Emroy Trent, an eighth grade student at Sevier Middle, has some ideas on how to decrease teacher turnover rates.

“I think students can help decrease teachers’ stress levels by just engaging in what’s going on in class and being respectful to teachers and students for a better working environment for everyone,” he said.

Kella Jackson, a seventh grade student, agreed.

“I think students could be nicer to teachers and they could be more respectful to their teachers,” she said.

Johnson has another way students can help decrease teacher turnover rates.

“Students ultimately could get their work done and not pile it all up to do at the end of the quarter,” she said. “They should focus and see how much this is affecting teachers. They should also try to be compassionate and help the teachers.”

School districts can also take part in decreasing teacher turnover rates.

“One of the most important things districts can do is select better leaders,” Mullins said. “Effective leadership is the single most important factor related to hiring and retaining effective teachers, and it starts at the top.”

Cox knows this is not the only reason for teacher turnover, though.

“The best way for schools to positively change teacher turnover is to determine what is causing it,” he said. “Since every school is different, an effort needs to be made to identify why teachers are leaving. Once the reasons are identified, changes can be made.”
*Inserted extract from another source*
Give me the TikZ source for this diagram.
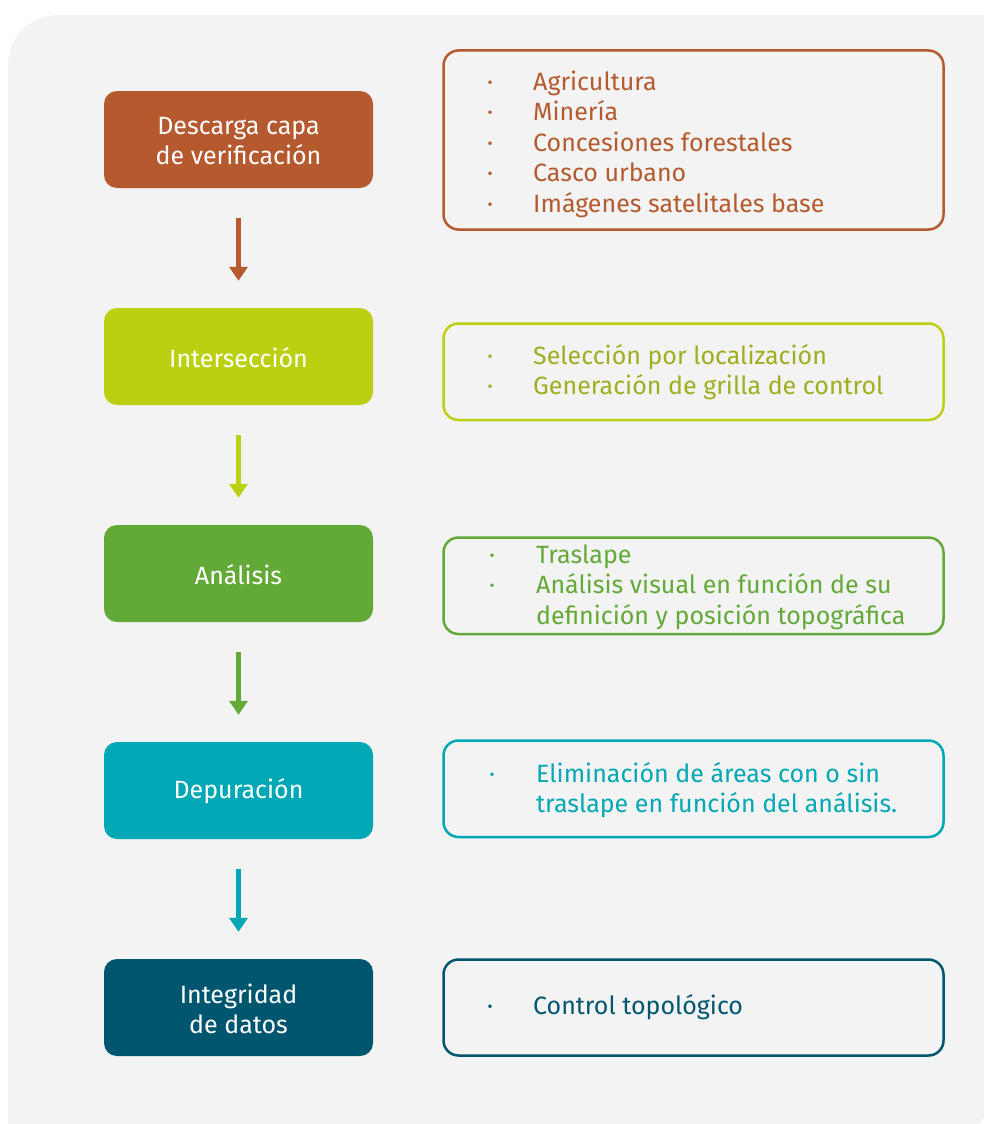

At some schools, teachers work together and anonymously interview their colleagues and ask what areas the school or system could improve. They then take that information to the school board and try to get those issues fixed.

Sanetti agrees that each school has its own problems.

“The issues that have arisen in each school where I have done this work have been unique, such as poor communication from the principal, lack of access to the principal, lack of civility among teachers, considerable concerns about mold in certain school buildings, lack of recognition for work well done, and poor health insurance,” she said. “So, a one-size-fits all approach doesn’t work. But we were able to make headway in each school. School systems have to take some responsibility and ownership of the problem.”

Roebke is thankful for the teachers who remained at Sevier Middle this year.

“I’m really thankful for all the teachers that we do have here at Sevier,” he said. “They do a great job and I’m excited to see how the year goes this year.”